Eigentlich könnte man es sich ja sparen. Fotos von Sehenswürdigkeiten zu machen, nämlich, die aus genau derselben Ansicht fotografiert auch schon in so ziemlich allen Fotoalben oder Flickr-Ordnern im Netz herumstehen. Und erst recht jene Bilder, auf denen sich eine Person in eine besonders originelle Position in Kombination mit der Sehenswürdigkeit wirft. Sie wissen schon, Leute, die sich bei den Pyramiden von Gizeh so vor die Sphinx stellen, als würden sie sie küssen. Leute, die den Eiffelturm zwischen Zeigefinger und Daumen wirken lassen, als hätten sie ihn als Modell in der Hand. Und ganz besonders Leute, die sich vor dem schiefen Turm von Pisa zum Affen machen, damit es auf dem Foto so aussieht, als würden sie das Gebäude stützen.

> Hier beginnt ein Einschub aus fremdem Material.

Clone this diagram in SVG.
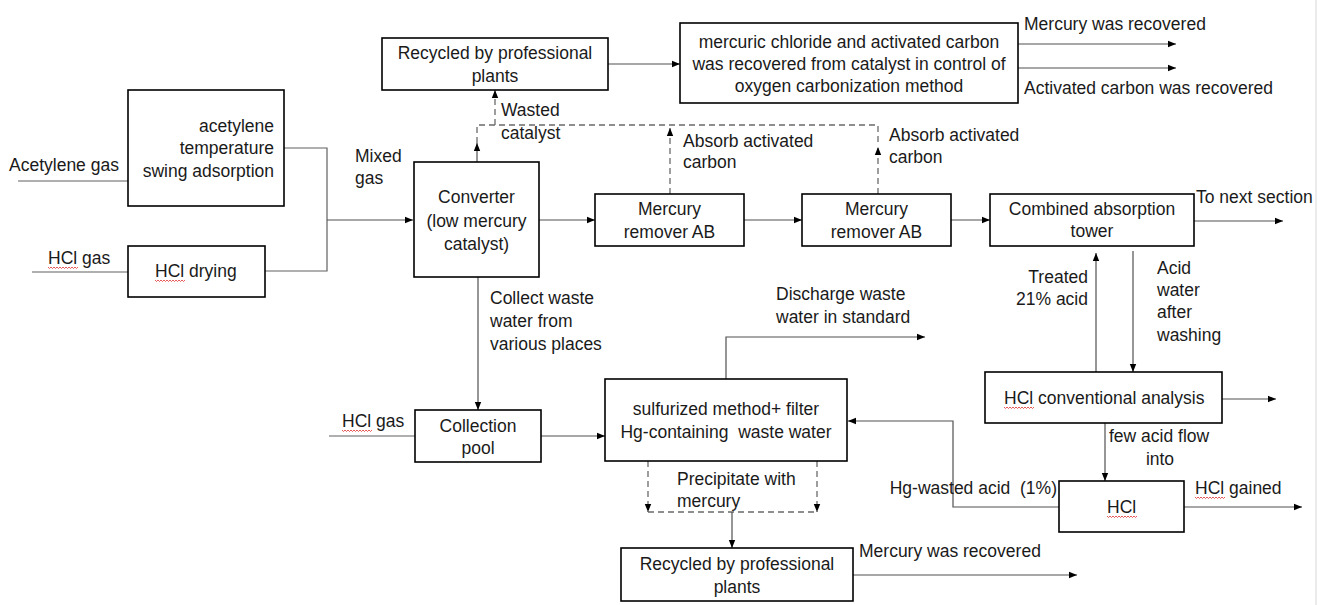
<svg xmlns="http://www.w3.org/2000/svg" xmlns:xlink="http://www.w3.org/1999/xlink" width="1324" height="605" viewBox="0 0 1324 605">
<style>
.t{font-family:"Liberation Sans",Arial,sans-serif;font-size:17.5px;fill:#1a1a1a}
.c{text-anchor:middle}
.e{text-anchor:end}
.box{fill:#fff;stroke:#000;stroke-width:1.6}
.ln{fill:none;stroke:#606060;stroke-width:1.2}
.ar{fill:none;stroke:#505050;stroke-width:1.2;marker-end:url(#ah)}
.ds{fill:none;stroke:#6a6a6a;stroke-width:1.3;stroke-dasharray:6 4}
.dsa{fill:none;stroke:#6a6a6a;stroke-width:1.3;stroke-dasharray:6 4;marker-end:url(#ah)}
.wv{fill:none;stroke:#e03030;stroke-width:0.8}
</style>
<defs>
<marker id="ah" viewBox="0 0 10 10" refX="10" refY="5" markerWidth="8" markerHeight="8" orient="auto" markerUnits="userSpaceOnUse">
<path d="M0,1 L10,5 L0,9 z" fill="#000"/>
</marker>
<path id="wave" d="M0,0 l1.5,1.5 l1.5,-1.5 l1.5,1.5 l1.5,-1.5 l1.5,1.5 l1.5,-1.5 l1.5,1.5 l1.5,-1.5 l1.5,1.5 l1.5,-1.5 l1.5,1.5 l1.5,-1.5 l1.5,1.5 l1.5,-1.5 l1.5,1.5 l1.5,-1.5 l1.5,1.5 l1.5,-1.5 l1.5,1.5 l1.5,-1.5"/>
</defs>
<rect width="1324" height="605" fill="#fff"/>
<line x1="1316" y1="0" x2="1316" y2="605" stroke="#d9d9d9" stroke-width="1"/>

<g id="connectors">
<path class="ln" d="M18,181 H128"/>
<path class="ln" d="M32,272 H128"/>
<path class="ln" d="M284,148 H327 V271 H265"/>
<path class="ar" d="M327,220 H413"/>
<path class="ar" d="M539,220 H595"/>
<path class="ar" d="M744,220 H802"/>
<path class="ar" d="M951,220 H990"/>
<path class="ar" d="M1194,221 H1283"/>
<path class="ar" d="M477,162 V143"/>
<path class="ds" d="M477,143 V125 H878 V145"/>
<path class="dsa" d="M495,125 V90"/>
<path class="dsa" d="M670,194 V128"/>
<path class="dsa" d="M878,194 V147"/>
<path class="ar" d="M608,64 H680"/>
<path class="ar" d="M1018,44 H1176"/>
<path class="ar" d="M1018,68 H1176"/>
<path class="ar" d="M478,277 V410"/>
<path class="ln" d="M329,436 H415"/>
<path class="ar" d="M541,436 H605"/>
<path class="ar" d="M726,379 V337 H925"/>
<path class="ar" d="M1096,372 V253"/>
<path class="ar" d="M1133,251 V372"/>
<path class="ar" d="M1222,399 H1276"/>
<path class="ar" d="M1105,423 V481"/>
<path class="ar" d="M1184,507 H1302"/>
<path class="ar" d="M1059,507 H953 V421 H848"/>
<path class="dsa" d="M648,461 V512"/>
<path class="dsa" d="M817,461 V512"/>
<path class="ds" d="M648,512 H817"/>
<path class="ar" d="M732,512 V548"/>
<path class="ar" d="M853,575 H1077"/>
</g>

<g id="tsa">
<rect class="box" x="128" y="90" width="156" height="116"/>
<text class="t e" x="274" y="132">acetylene</text>
<text class="t e" x="274" y="154">temperature</text>
<text class="t e" x="274" y="177">swing adsorption</text>
</g>
<g id="hcldry">
<rect class="box" x="128" y="246" width="137" height="51"/>
<text class="t" x="155" y="277">HCl drying</text>
<use href="#wave" class="wv" x="155" y="280"/>
</g>
<g id="rec1">
<rect class="box" x="382" y="38" width="226" height="52"/>
<text class="t c" x="495" y="59">Recycled by professional</text>
<text class="t c" x="495" y="82">plants</text>
</g>
<g id="merc">
<rect class="box" x="680" y="23" width="338" height="80"/>
<text class="t c" x="849" y="48">mercuric chloride and activated carbon</text>
<text class="t c" x="849" y="70">was recovered from catalyst in control of</text>
<text class="t c" x="849" y="92">oxygen carbonization method</text>
</g>
<g id="conv">
<rect class="box" x="414" y="162" width="125" height="115"/>
<text class="t c" x="476.5" y="203">Converter</text>
<text class="t c" x="476.5" y="227">(low mercury</text>
<text class="t c" x="476.5" y="250">catalyst)</text>
</g>
<g id="rem1">
<rect class="box" x="595" y="194" width="149" height="52"/>
<text class="t c" x="669.5" y="215">Mercury</text>
<text class="t c" x="669.5" y="238">remover AB</text>
</g>
<g id="rem2">
<rect class="box" x="802" y="194" width="149" height="52"/>
<text class="t c" x="876.5" y="215">Mercury</text>
<text class="t c" x="876.5" y="238">remover AB</text>
</g>
<g id="comb">
<rect class="box" x="990" y="194" width="204" height="52"/>
<text class="t c" x="1092" y="215">Combined absorption</text>
<text class="t c" x="1092" y="237">tower</text>
</g>
<g id="pool">
<rect class="box" x="415" y="410" width="126" height="52"/>
<text class="t c" x="478" y="432">Collection</text>
<text class="t c" x="478" y="454">pool</text>
</g>
<g id="sulf">
<rect class="box" x="605" y="379" width="242" height="82"/>
<text class="t c" x="726" y="415">sulfurized method+ filter</text>
<text class="t c" x="726" y="438" xml:space="preserve">Hg-containing  waste water</text>
</g>
<g id="hclan">
<rect class="box" x="985" y="372" width="237" height="51"/>
<text class="t" x="1004" y="404">HCl conventional analysis</text>
<use href="#wave" class="wv" x="1004" y="407"/>
</g>
<g id="hcl">
<rect class="box" x="1059" y="481" width="125" height="51"/>
<text class="t" x="1107" y="513">HCl</text>
<use href="#wave" class="wv" x="1107" y="516"/>
</g>
<g id="rec2">
<rect class="box" x="621" y="548" width="232" height="53"/>
<text class="t c" x="737" y="570">Recycled by professional</text>
<text class="t c" x="737" y="593">plants</text>
</g>

<g id="labels">
<text class="t" x="9" y="171">Acetylene gas</text>
<text class="t" x="48" y="264">HCl gas</text>
<use href="#wave" class="wv" x="48" y="267"/>
<text class="t" x="355" y="162">Mixed</text>
<text class="t" x="355" y="184">gas</text>
<text class="t" x="501" y="116">Wasted</text>
<text class="t" x="501" y="139">catalyst</text>
<text class="t" x="683" y="147">Absorb activated</text>
<text class="t" x="683" y="168">carbon</text>
<text class="t" x="889" y="141">Absorb activated</text>
<text class="t" x="889" y="163">carbon</text>
<text class="t" x="1024" y="30">Mercury was recovered</text>
<text class="t" x="1024" y="94">Activated carbon was recovered</text>
<text class="t" x="1196" y="203">To next section</text>
<text class="t e" x="1088" y="283">Treated</text>
<text class="t e" x="1088" y="305">21% acid</text>
<text class="t" x="1157" y="274">Acid</text>
<text class="t" x="1157" y="296">water</text>
<text class="t" x="1157" y="318">after</text>
<text class="t" x="1157" y="341">washing</text>
<text class="t" x="490" y="304">Collect waste</text>
<text class="t" x="490" y="327">water from</text>
<text class="t" x="490" y="350">various places</text>
<text class="t" x="342" y="427">HCl gas</text>
<use href="#wave" class="wv" x="342" y="430"/>
<text class="t" x="776" y="300">Discharge waste</text>
<text class="t" x="776" y="323">water in standard</text>
<text class="t" x="1109" y="442">few acid flow</text>
<text class="t c" x="1160" y="465">into</text>
<text class="t" x="1195" y="494">HCl gained</text>
<use href="#wave" class="wv" x="1195" y="497"/>
<text class="t e" x="1057" y="494" xml:space="preserve">Hg-wasted acid  (1%)</text>
<text class="t" x="677" y="485">Precipitate with</text>
<text class="t" x="677" y="507">mercury</text>
<text class="t" x="859" y="557">Mercury was recovered</text>
</g>
</svg>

Immerhin, dort hat sich mittlerweile die Metaebene dazugesellt. Das sind dann Leute, die Leute fotografieren, die Leute fotografieren, die gerade einen auf Turmstütze machen. Hier beginnt das Dilemma. Denn mittlerweile gibt es schon fast so viele Fotos, die den toskanischen Fotowahnsinn zeigen, dass das auch nicht mehr so besonders originell ist. Und die Metaebene plus, nämlich Leute zu fotografieren, die Leute fotografieren, die Leute fotografieren, die Leute fotografieren, die vor dem schiefen Turm Turnübungen machen, ist für ein simples Urlaubsfoto schon ein bisschen sehr ums Eck gedacht. Es gab da sogar einmal eine Erfindung – die Camera Restricta, die über die Geodaten und einen Abgleich mit sozialen Netzwerken feststellt, ob ein Foto aus einer bestimmten Perspektive nicht schon Tausende Male gemacht wurde. Und wenn doch, das Auslösen verweigert. Hat sich nur offenbar noch nicht durchgesetzt.

Das Schlimmste an der ganzen Problematik sind übrigens Leute, die sich die Zeit nehmen, sich über die Urlaubsfotos anderer Leute aufzuregen. In diesem Sinn – können Sie bitte schnell ein Selfie von mir machen?